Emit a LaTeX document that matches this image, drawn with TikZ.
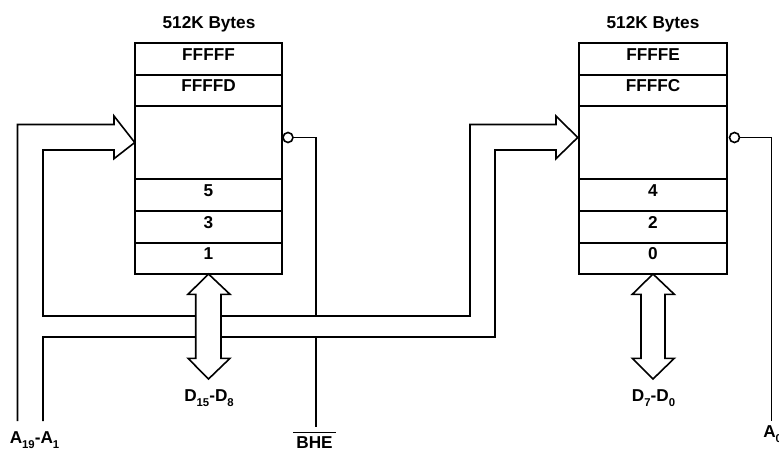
\documentclass[tikz,border=0pt]{standalone}
\usepackage{fontspec}
\setmainfont{Liberation Sans}
\tikzset{
  px/.style={x=0.75pt,y=-0.75pt},
  wire/.style={draw=black,line width=1.2pt,line join=miter},
  cell/.style={draw=black,line width=1.2pt,fill=white,minimum width=110.6pt,inner sep=0pt,outer sep=0pt,text height=6.5pt,text depth=4.5pt,font=\bfseries\fontsize{12.9pt}{14pt}\selectfont},
  lbl/.style={inner sep=0pt,anchor=base,font=\bfseries\fontsize{12.9pt}{14pt}\selectfont},
  bubble/.style={circle,draw=black,line width=1.2pt,fill=white,minimum size=7.5pt,inner sep=0pt,outer sep=0pt},
  busarrow/.style={draw=black,line width=1.2pt,fill=white,line join=miter}
}
\newcommand{\subs}[1]{\raisebox{-0.28em}{\fontsize{8.5pt}{9pt}\selectfont #1}}
\begin{document}
\begin{tikzpicture}[px]
\useasboundingbox (0,0) rectangle (779,450);
% left memory
\node[cell,minimum height=24pt] (lf) at (208.5,59) {FFFFF};
\node[cell,minimum height=23.25pt] (ld) at (208.5,90.5) {FFFFD};
\node[cell,minimum height=54.75pt] (lm) at (208.5,142.5) {};
\node[cell,minimum height=24pt] (l5) at (208.5,195) {5};
\node[cell,minimum height=24pt] (l3) at (208.5,227) {3};
\node[cell,minimum height=23.25pt] (l1) at (208.5,258.5) {1};
% right memory
\node[cell,minimum height=24pt] (rf) at (653,59) {FFFFE};
\node[cell,minimum height=23.25pt] (rd) at (653,90.5) {FFFFC};
\node[cell,minimum height=54.75pt] (rm) at (653,142.5) {};
\node[cell,minimum height=24pt] (r4) at (653,195) {4};
\node[cell,minimum height=24pt] (r2) at (653,227) {2};
\node[cell,minimum height=23.25pt] (r0) at (653,258.5) {0};
% labels
\node[lbl] (ltitle) at (209,28.3) {512K Bytes};
\node[lbl] (rtitle) at (653,28.3) {512K Bytes};
\node[lbl] (dhi) at (209,401.7) {D\subs{15}-D\subs{8}};
\node[lbl] (dlo) at (653.5,401.7) {D\subs{7}-D\subs{0}};
\node[lbl] (addr) at (34.5,443.3) {A\subs{19}-A\subs{1}};
\node[lbl] (bhe) at (314.5,448) {\vbox{\hrule width 32pt height 0.9pt \vskip 2.6pt \hbox to 32pt{\hss BHE\hss}}};
\node[lbl,anchor=base west] (azero) at (763,437.3) {A\subs{0}};
% free ends
\coordinate (a1end) at (17.5,421);
\coordinate (a2end) at (43,421);
\coordinate (bheend) at (316,427);
\coordinate (a0end) at (771.5,421);
% bubbles
\node[bubble] (lb) at (288,137.5) {};
\node[bubble] (rb) at (734.5,137.5) {};
% control lines
\draw[wire] (lb.east) -- (316,137.5) -- (316,316);
\draw[wire] (316,337) -- (bheend);
\draw[wire] (rb.east) -- (771.5,137.5) -- (a0end);
% address bus
\draw[wire] (a1end) -- (17.5,124.5) -- (114,124.5) -- (114,116) -- (lm.west) -- (114,158.7) -- (114,150) -- (43,150) -- (43,316) -- (470,316) -- (470,124.5) -- (556,124.5) -- (556,116) -- (577.7,137.5) -- (556,158.7) -- (556,150) -- (495,150) -- (495,337) -- (43,337) -- (a2end);
% data arrows
\draw[busarrow] (l1.south) -- (230,294.3) -- (221,294.3) -- (221,358.3) -- (230,358.3) -- (208.5,379) -- (188,358.3) -- (195.7,358.3) -- (195.7,294.3) -- (188,294.3) -- cycle;
\draw[busarrow] (r0.south) -- (674.3,294.3) -- (665,294.3) -- (665,358.3) -- (674.3,358.3) -- (653,379) -- (632.3,358.3) -- (641,358.3) -- (641,294.3) -- (632.3,294.3) -- cycle;
\end{tikzpicture}
\end{document}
======
Quote each line of the listing exactly, but leave the pictures out.

WRITTEN ANSWER:
Emit a LaTeX document that matches this image, drawn with TikZ.
\documentclass[tikz,border=0pt]{standalone}
\usepackage{fontspec}
\setmainfont{Liberation Sans}
\tikzset{
  px/.style={x=0.75pt,y=-0.75pt},
  wire/.style={draw=black,line width=1.2pt,line join=miter},
  cell/.style={draw=black,line width=1.2pt,fill=white,minimum width=110.6pt,inner sep=0pt,outer sep=0pt,text height=6.5pt,text depth=4.5pt,font=\bfseries\fontsize{12.9pt}{14pt}\selectfont},
  lbl/.style={inner sep=0pt,anchor=base,font=\bfseries\fontsize{12.9pt}{14pt}\selectfont},
  bubble/.style={circle,draw=black,line width=1.2pt,fill=white,minimum size=7.5pt,inner sep=0pt,outer sep=0pt},
  busarrow/.style={draw=black,line width=1.2pt,fill=white,line join=miter}
}
\newcommand{\subs}[1]{\raisebox{-0.28em}{\fontsize{8.5pt}{9pt}\selectfont #1}}
\begin{document}
\begin{tikzpicture}[px]
\useasboundingbox (0,0) rectangle (779,450);
% left memory
\node[cell,minimum height=24pt] (lf) at (208.5,59) {FFFFF};
\node[cell,minimum height=23.25pt] (ld) at (208.5,90.5) {FFFFD};
\node[cell,minimum height=54.75pt] (lm) at (208.5,142.5) {};
\node[cell,minimum height=24pt] (l5) at (208.5,195) {5};
\node[cell,minimum height=24pt] (l3) at (208.5,227) {3};
\node[cell,minimum height=23.25pt] (l1) at (208.5,258.5) {1};
% right memory
\node[cell,minimum height=24pt] (rf) at (653,59) {FFFFE};
\node[cell,minimum height=23.25pt] (rd) at (653,90.5) {FFFFC};
\node[cell,minimum height=54.75pt] (rm) at (653,142.5) {};
\node[cell,minimum height=24pt] (r4) at (653,195) {4};
\node[cell,minimum height=24pt] (r2) at (653,227) {2};
\node[cell,minimum height=23.25pt] (r0) at (653,258.5) {0};
% labels
\node[lbl] (ltitle) at (209,28.3) {512K Bytes};
\node[lbl] (rtitle) at (653,28.3) {512K Bytes};
\node[lbl] (dhi) at (209,401.7) {D\subs{15}-D\subs{8}};
\node[lbl] (dlo) at (653.5,401.7) {D\subs{7}-D\subs{0}};
\node[lbl] (addr) at (34.5,443.3) {A\subs{19}-A\subs{1}};
\node[lbl] (bhe) at (314.5,448) {\vbox{\hrule width 32pt height 0.9pt \vskip 2.6pt \hbox to 32pt{\hss BHE\hss}}};
\node[lbl,anchor=base west] (azero) at (763,437.3) {A\subs{0}};
% free ends
\coordinate (a1end) at (17.5,421);
\coordinate (a2end) at (43,421);
\coordinate (bheend) at (316,427);
\coordinate (a0end) at (771.5,421);
% bubbles
\node[bubble] (lb) at (288,137.5) {};
\node[bubble] (rb) at (734.5,137.5) {};
% control lines
\draw[wire] (lb.east) -- (316,137.5) -- (316,316);
\draw[wire] (316,337) -- (bheend);
\draw[wire] (rb.east) -- (771.5,137.5) -- (a0end);
% address bus
\draw[wire] (a1end) -- (17.5,124.5) -- (114,124.5) -- (114,116) -- (lm.west) -- (114,158.7) -- (114,150) -- (43,150) -- (43,316) -- (470,316) -- (470,124.5) -- (556,124.5) -- (556,116) -- (577.7,137.5) -- (556,158.7) -- (556,150) -- (495,150) -- (495,337) -- (43,337) -- (a2end);
% data arrows
\draw[busarrow] (l1.south) -- (230,294.3) -- (221,294.3) -- (221,358.3) -- (230,358.3) -- (208.5,379) -- (188,358.3) -- (195.7,358.3) -- (195.7,294.3) -- (188,294.3) -- cycle;
\draw[busarrow] (r0.south) -- (674.3,294.3) -- (665,294.3) -- (665,358.3) -- (674.3,358.3) -- (653,379) -- (632.3,358.3) -- (641,358.3) -- (641,294.3) -- (632.3,294.3) -- cycle;
\end{tikzpicture}
\end{document}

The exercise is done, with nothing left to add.